Give, as a bare number, the count of lines that contain the word "this".

* [Records supplied]:
-*-
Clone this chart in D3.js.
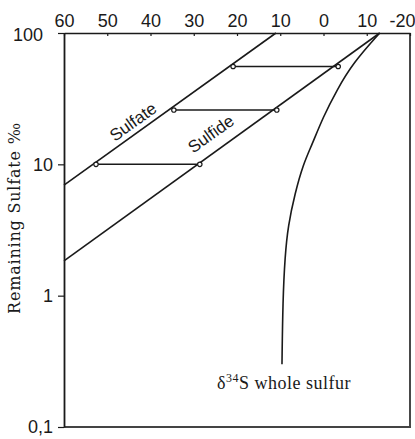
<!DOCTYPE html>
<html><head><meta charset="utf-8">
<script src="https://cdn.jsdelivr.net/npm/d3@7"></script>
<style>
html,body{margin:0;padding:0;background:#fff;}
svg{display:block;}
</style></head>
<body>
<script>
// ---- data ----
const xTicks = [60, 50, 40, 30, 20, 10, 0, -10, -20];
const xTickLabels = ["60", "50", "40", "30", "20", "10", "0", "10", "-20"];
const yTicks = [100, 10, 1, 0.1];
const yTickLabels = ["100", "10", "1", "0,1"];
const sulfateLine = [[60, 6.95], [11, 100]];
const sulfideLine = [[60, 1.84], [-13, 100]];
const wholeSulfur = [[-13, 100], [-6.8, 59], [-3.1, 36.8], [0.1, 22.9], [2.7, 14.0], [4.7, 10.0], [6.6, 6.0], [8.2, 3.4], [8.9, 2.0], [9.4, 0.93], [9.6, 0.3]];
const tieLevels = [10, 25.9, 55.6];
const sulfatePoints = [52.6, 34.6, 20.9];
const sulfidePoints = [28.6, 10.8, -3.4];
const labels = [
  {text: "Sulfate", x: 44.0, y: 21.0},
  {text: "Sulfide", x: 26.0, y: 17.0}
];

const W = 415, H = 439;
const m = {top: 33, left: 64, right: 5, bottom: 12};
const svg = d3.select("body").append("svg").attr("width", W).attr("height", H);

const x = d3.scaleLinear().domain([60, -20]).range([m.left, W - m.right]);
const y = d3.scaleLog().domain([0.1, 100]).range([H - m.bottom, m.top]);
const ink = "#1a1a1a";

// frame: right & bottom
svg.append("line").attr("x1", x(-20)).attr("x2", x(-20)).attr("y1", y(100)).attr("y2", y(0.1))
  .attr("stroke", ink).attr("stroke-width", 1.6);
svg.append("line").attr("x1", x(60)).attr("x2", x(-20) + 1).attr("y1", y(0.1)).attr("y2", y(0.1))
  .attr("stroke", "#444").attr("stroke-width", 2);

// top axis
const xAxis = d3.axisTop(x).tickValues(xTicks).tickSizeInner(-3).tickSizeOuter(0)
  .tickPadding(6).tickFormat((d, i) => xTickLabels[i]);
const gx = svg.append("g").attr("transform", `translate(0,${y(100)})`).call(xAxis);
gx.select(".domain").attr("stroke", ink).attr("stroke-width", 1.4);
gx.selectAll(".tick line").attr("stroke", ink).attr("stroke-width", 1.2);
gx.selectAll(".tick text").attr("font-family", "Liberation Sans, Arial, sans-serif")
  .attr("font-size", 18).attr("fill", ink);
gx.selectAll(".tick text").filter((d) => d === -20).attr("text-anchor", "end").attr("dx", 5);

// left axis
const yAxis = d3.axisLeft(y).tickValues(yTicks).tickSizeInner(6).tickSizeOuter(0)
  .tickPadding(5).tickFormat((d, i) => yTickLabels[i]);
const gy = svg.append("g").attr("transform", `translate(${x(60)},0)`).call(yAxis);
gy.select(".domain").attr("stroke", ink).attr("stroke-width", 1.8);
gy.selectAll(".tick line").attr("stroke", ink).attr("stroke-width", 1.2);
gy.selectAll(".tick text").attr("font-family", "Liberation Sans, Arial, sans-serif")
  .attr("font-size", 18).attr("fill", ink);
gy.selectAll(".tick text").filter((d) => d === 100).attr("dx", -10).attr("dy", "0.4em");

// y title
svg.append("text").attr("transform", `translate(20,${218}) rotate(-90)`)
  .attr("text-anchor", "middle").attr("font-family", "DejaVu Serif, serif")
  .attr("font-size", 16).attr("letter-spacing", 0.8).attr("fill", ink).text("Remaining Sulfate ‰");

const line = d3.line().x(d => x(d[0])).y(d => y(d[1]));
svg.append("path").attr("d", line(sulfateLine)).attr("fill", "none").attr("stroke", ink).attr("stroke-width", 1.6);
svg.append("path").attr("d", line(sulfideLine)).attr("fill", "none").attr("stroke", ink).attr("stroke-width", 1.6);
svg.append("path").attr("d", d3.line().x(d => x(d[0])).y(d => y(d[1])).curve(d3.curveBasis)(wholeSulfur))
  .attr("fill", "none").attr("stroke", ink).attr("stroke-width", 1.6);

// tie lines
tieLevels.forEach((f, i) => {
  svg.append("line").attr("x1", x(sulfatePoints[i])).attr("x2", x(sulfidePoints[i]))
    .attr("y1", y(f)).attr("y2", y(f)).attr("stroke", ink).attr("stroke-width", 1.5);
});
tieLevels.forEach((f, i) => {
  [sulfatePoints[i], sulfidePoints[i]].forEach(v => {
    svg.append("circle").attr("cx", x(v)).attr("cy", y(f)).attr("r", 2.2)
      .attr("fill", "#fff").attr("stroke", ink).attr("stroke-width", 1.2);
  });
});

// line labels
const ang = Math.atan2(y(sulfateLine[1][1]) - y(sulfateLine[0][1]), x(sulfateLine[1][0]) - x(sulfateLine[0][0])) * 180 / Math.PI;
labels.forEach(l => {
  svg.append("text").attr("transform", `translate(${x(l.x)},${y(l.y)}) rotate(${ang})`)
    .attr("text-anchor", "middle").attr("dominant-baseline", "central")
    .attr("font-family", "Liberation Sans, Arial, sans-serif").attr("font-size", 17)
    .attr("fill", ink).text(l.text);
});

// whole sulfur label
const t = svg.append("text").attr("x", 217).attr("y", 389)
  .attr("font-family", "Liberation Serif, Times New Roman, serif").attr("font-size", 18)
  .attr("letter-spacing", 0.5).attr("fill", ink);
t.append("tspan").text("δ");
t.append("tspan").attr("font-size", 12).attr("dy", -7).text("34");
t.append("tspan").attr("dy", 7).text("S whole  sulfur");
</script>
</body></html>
-*-
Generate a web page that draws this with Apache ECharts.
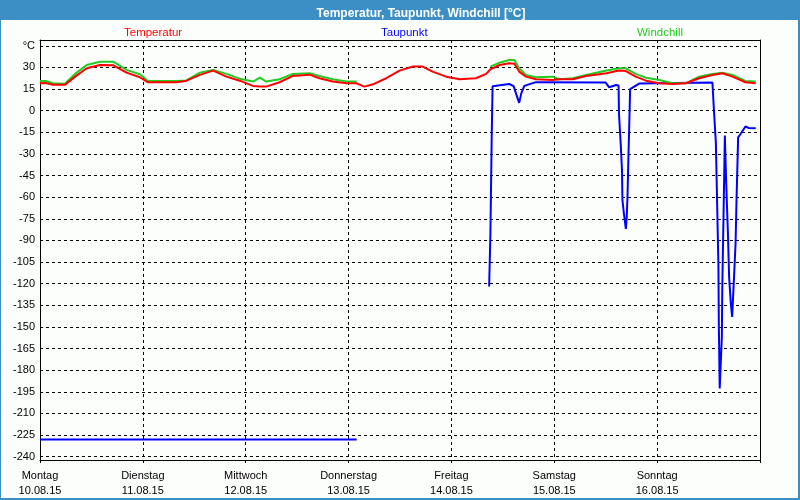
-*-
* [Result of the task]: 2